● Problem statement:
Reproduce the records below in full and exactly, without their images.

● The data:
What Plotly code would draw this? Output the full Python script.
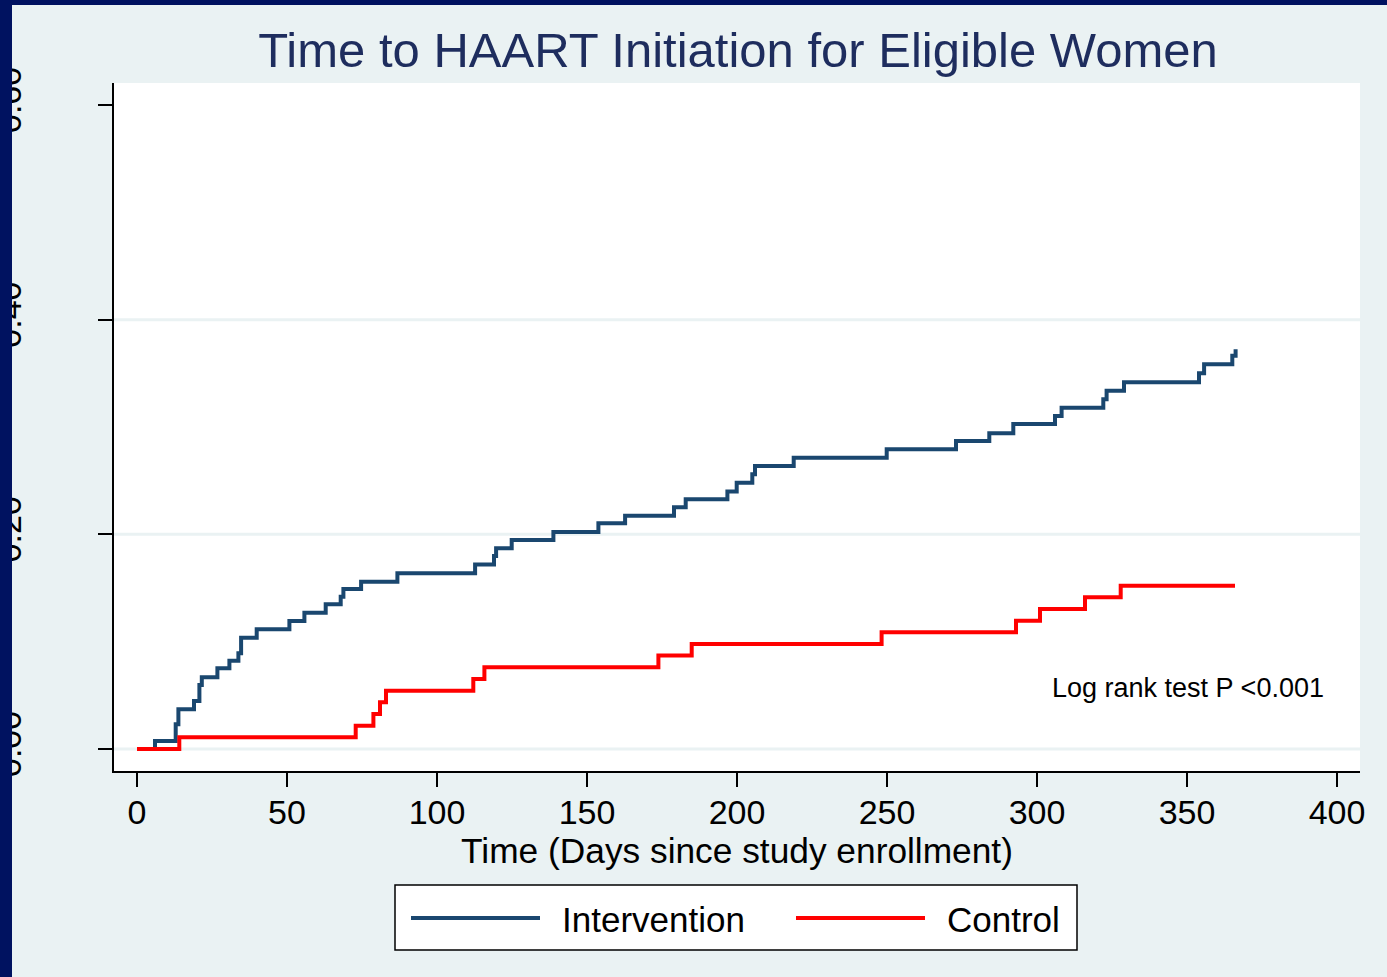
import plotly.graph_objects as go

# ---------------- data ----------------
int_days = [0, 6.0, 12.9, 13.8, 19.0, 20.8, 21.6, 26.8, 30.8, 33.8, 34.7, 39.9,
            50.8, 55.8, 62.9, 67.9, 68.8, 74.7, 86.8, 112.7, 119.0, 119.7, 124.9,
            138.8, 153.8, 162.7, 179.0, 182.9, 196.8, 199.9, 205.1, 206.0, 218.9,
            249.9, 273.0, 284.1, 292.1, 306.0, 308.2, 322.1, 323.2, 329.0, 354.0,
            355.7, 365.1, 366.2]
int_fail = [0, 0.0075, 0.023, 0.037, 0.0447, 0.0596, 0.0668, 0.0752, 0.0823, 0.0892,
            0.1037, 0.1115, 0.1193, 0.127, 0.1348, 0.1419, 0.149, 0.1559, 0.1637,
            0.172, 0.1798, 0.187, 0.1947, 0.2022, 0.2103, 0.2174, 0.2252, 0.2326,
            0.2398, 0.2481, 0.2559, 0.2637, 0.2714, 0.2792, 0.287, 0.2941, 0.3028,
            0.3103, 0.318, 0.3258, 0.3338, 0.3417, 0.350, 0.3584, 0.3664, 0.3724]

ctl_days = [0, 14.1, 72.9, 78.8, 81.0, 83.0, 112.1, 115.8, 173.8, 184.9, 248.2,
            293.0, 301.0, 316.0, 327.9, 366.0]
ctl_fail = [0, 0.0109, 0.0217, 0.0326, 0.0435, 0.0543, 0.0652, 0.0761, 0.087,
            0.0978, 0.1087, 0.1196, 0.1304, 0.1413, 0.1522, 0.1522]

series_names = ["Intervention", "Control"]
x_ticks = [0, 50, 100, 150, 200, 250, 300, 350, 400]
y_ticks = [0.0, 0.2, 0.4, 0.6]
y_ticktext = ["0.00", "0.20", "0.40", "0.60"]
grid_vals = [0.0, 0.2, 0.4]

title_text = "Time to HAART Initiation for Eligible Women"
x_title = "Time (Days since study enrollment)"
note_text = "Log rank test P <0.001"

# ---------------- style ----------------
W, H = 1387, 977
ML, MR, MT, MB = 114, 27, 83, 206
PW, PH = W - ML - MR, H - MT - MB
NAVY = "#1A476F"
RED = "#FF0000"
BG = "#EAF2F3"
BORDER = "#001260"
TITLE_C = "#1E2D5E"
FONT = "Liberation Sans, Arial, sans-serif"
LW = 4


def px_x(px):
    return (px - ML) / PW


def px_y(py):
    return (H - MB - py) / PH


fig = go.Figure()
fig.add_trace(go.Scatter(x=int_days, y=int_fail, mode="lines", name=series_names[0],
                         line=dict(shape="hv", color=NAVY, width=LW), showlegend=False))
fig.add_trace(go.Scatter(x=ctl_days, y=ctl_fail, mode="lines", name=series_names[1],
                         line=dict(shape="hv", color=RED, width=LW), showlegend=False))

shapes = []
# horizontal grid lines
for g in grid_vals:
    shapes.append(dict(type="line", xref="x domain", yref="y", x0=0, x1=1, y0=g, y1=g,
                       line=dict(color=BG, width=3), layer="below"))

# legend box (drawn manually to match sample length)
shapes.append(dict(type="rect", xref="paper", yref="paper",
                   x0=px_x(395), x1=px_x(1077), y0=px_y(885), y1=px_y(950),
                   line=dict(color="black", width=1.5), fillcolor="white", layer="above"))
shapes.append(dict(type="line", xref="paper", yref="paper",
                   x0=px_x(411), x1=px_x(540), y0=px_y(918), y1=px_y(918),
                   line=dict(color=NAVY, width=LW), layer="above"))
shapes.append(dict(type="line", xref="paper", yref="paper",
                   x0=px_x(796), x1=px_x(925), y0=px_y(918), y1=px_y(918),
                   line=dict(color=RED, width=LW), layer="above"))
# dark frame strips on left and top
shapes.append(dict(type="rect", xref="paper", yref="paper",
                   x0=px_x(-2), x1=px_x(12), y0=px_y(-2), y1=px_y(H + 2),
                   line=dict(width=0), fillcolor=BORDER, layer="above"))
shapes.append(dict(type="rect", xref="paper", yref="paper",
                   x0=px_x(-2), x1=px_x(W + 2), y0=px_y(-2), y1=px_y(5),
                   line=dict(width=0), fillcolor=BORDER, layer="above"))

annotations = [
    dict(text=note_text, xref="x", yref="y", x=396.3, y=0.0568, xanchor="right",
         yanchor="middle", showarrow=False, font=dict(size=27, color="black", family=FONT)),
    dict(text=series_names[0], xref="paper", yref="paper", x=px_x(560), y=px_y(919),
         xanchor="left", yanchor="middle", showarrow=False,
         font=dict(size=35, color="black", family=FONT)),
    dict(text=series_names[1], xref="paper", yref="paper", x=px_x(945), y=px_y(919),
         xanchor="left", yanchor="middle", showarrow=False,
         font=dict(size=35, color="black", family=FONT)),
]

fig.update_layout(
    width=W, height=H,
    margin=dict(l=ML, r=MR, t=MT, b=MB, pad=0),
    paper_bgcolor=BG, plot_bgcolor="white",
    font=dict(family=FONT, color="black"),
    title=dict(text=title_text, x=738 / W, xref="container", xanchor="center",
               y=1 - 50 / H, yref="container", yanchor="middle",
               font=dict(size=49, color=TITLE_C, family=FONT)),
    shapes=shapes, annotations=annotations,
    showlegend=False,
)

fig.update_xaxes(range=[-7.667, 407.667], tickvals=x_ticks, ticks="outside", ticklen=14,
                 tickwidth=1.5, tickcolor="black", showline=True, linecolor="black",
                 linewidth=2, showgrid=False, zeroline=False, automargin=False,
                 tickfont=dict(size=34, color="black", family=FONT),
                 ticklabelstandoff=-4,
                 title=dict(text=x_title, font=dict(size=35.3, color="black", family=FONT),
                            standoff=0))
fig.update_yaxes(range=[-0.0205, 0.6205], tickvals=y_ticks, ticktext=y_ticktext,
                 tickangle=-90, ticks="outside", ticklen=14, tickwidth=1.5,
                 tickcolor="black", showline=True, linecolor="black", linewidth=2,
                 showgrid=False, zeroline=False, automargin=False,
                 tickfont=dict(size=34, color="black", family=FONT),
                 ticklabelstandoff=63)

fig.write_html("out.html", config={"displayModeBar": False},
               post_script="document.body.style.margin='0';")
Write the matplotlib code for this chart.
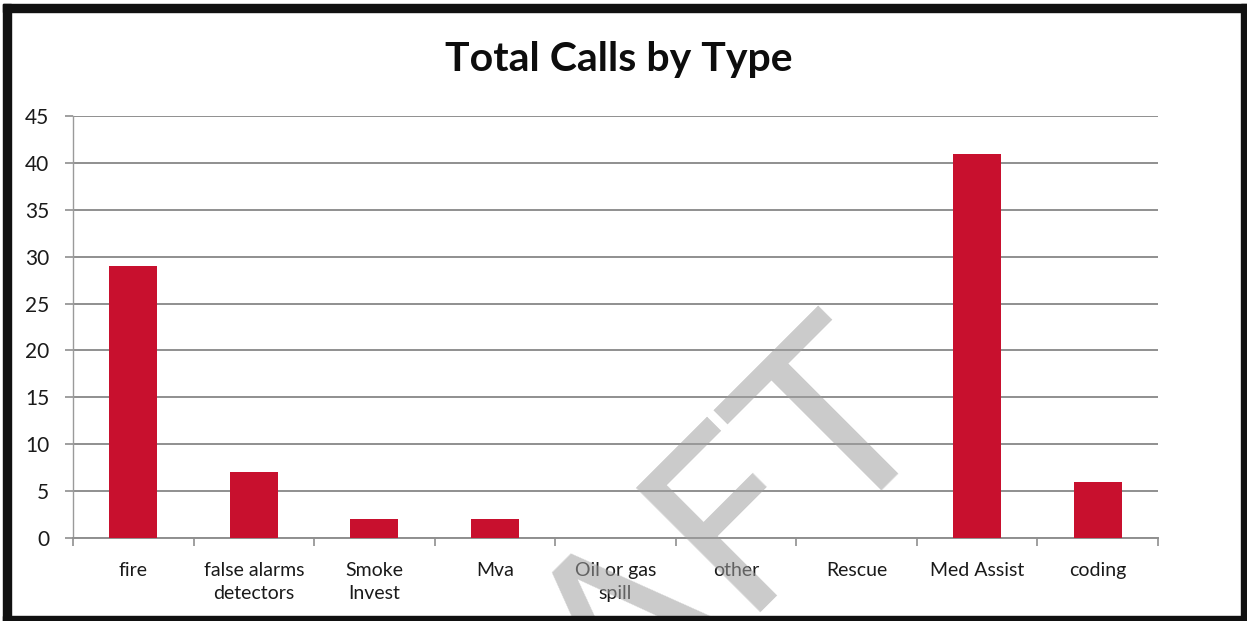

● Exercise solution:
What Plotly code would draw this? Output the full Python script.
import plotly.graph_objects as go

# ---------------- data ----------------
int_days = [0, 6.0, 12.9, 13.8, 19.0, 20.8, 21.6, 26.8, 30.8, 33.8, 34.7, 39.9,
            50.8, 55.8, 62.9, 67.9, 68.8, 74.7, 86.8, 112.7, 119.0, 119.7, 124.9,
            138.8, 153.8, 162.7, 179.0, 182.9, 196.8, 199.9, 205.1, 206.0, 218.9,
            249.9, 273.0, 284.1, 292.1, 306.0, 308.2, 322.1, 323.2, 329.0, 354.0,
            355.7, 365.1, 366.2]
int_fail = [0, 0.0075, 0.023, 0.037, 0.0447, 0.0596, 0.0668, 0.0752, 0.0823, 0.0892,
            0.1037, 0.1115, 0.1193, 0.127, 0.1348, 0.1419, 0.149, 0.1559, 0.1637,
            0.172, 0.1798, 0.187, 0.1947, 0.2022, 0.2103, 0.2174, 0.2252, 0.2326,
            0.2398, 0.2481, 0.2559, 0.2637, 0.2714, 0.2792, 0.287, 0.2941, 0.3028,
            0.3103, 0.318, 0.3258, 0.3338, 0.3417, 0.350, 0.3584, 0.3664, 0.3724]

ctl_days = [0, 14.1, 72.9, 78.8, 81.0, 83.0, 112.1, 115.8, 173.8, 184.9, 248.2,
            293.0, 301.0, 316.0, 327.9, 366.0]
ctl_fail = [0, 0.0109, 0.0217, 0.0326, 0.0435, 0.0543, 0.0652, 0.0761, 0.087,
            0.0978, 0.1087, 0.1196, 0.1304, 0.1413, 0.1522, 0.1522]

series_names = ["Intervention", "Control"]
x_ticks = [0, 50, 100, 150, 200, 250, 300, 350, 400]
y_ticks = [0.0, 0.2, 0.4, 0.6]
y_ticktext = ["0.00", "0.20", "0.40", "0.60"]
grid_vals = [0.0, 0.2, 0.4]

title_text = "Time to HAART Initiation for Eligible Women"
x_title = "Time (Days since study enrollment)"
note_text = "Log rank test P <0.001"

# ---------------- style ----------------
W, H = 1387, 977
ML, MR, MT, MB = 114, 27, 83, 206
PW, PH = W - ML - MR, H - MT - MB
NAVY = "#1A476F"
RED = "#FF0000"
BG = "#EAF2F3"
BORDER = "#001260"
TITLE_C = "#1E2D5E"
FONT = "Liberation Sans, Arial, sans-serif"
LW = 4


def px_x(px):
    return (px - ML) / PW


def px_y(py):
    return (H - MB - py) / PH


fig = go.Figure()
fig.add_trace(go.Scatter(x=int_days, y=int_fail, mode="lines", name=series_names[0],
                         line=dict(shape="hv", color=NAVY, width=LW), showlegend=False))
fig.add_trace(go.Scatter(x=ctl_days, y=ctl_fail, mode="lines", name=series_names[1],
                         line=dict(shape="hv", color=RED, width=LW), showlegend=False))

shapes = []
# horizontal grid lines
for g in grid_vals:
    shapes.append(dict(type="line", xref="x domain", yref="y", x0=0, x1=1, y0=g, y1=g,
                       line=dict(color=BG, width=3), layer="below"))

# legend box (drawn manually to match sample length)
shapes.append(dict(type="rect", xref="paper", yref="paper",
                   x0=px_x(395), x1=px_x(1077), y0=px_y(885), y1=px_y(950),
                   line=dict(color="black", width=1.5), fillcolor="white", layer="above"))
shapes.append(dict(type="line", xref="paper", yref="paper",
                   x0=px_x(411), x1=px_x(540), y0=px_y(918), y1=px_y(918),
                   line=dict(color=NAVY, width=LW), layer="above"))
shapes.append(dict(type="line", xref="paper", yref="paper",
                   x0=px_x(796), x1=px_x(925), y0=px_y(918), y1=px_y(918),
                   line=dict(color=RED, width=LW), layer="above"))
# dark frame strips on left and top
shapes.append(dict(type="rect", xref="paper", yref="paper",
                   x0=px_x(-2), x1=px_x(12), y0=px_y(-2), y1=px_y(H + 2),
                   line=dict(width=0), fillcolor=BORDER, layer="above"))
shapes.append(dict(type="rect", xref="paper", yref="paper",
                   x0=px_x(-2), x1=px_x(W + 2), y0=px_y(-2), y1=px_y(5),
                   line=dict(width=0), fillcolor=BORDER, layer="above"))

annotations = [
    dict(text=note_text, xref="x", yref="y", x=396.3, y=0.0568, xanchor="right",
         yanchor="middle", showarrow=False, font=dict(size=27, color="black", family=FONT)),
    dict(text=series_names[0], xref="paper", yref="paper", x=px_x(560), y=px_y(919),
         xanchor="left", yanchor="middle", showarrow=False,
         font=dict(size=35, color="black", family=FONT)),
    dict(text=series_names[1], xref="paper", yref="paper", x=px_x(945), y=px_y(919),
         xanchor="left", yanchor="middle", showarrow=False,
         font=dict(size=35, color="black", family=FONT)),
]

fig.update_layout(
    width=W, height=H,
    margin=dict(l=ML, r=MR, t=MT, b=MB, pad=0),
    paper_bgcolor=BG, plot_bgcolor="white",
    font=dict(family=FONT, color="black"),
    title=dict(text=title_text, x=738 / W, xref="container", xanchor="center",
               y=1 - 50 / H, yref="container", yanchor="middle",
               font=dict(size=49, color=TITLE_C, family=FONT)),
    shapes=shapes, annotations=annotations,
    showlegend=False,
)

fig.update_xaxes(range=[-7.667, 407.667], tickvals=x_ticks, ticks="outside", ticklen=14,
                 tickwidth=1.5, tickcolor="black", showline=True, linecolor="black",
                 linewidth=2, showgrid=False, zeroline=False, automargin=False,
                 tickfont=dict(size=34, color="black", family=FONT),
                 ticklabelstandoff=-4,
                 title=dict(text=x_title, font=dict(size=35.3, color="black", family=FONT),
                            standoff=0))
fig.update_yaxes(range=[-0.0205, 0.6205], tickvals=y_ticks, ticktext=y_ticktext,
                 tickangle=-90, ticks="outside", ticklen=14, tickwidth=1.5,
                 tickcolor="black", showline=True, linecolor="black", linewidth=2,
                 showgrid=False, zeroline=False, automargin=False,
                 tickfont=dict(size=34, color="black", family=FONT),
                 ticklabelstandoff=63)

fig.write_html("out.html", config={"displayModeBar": False},
               post_script="document.body.style.margin='0';")
Write the matplotlib code for this chart.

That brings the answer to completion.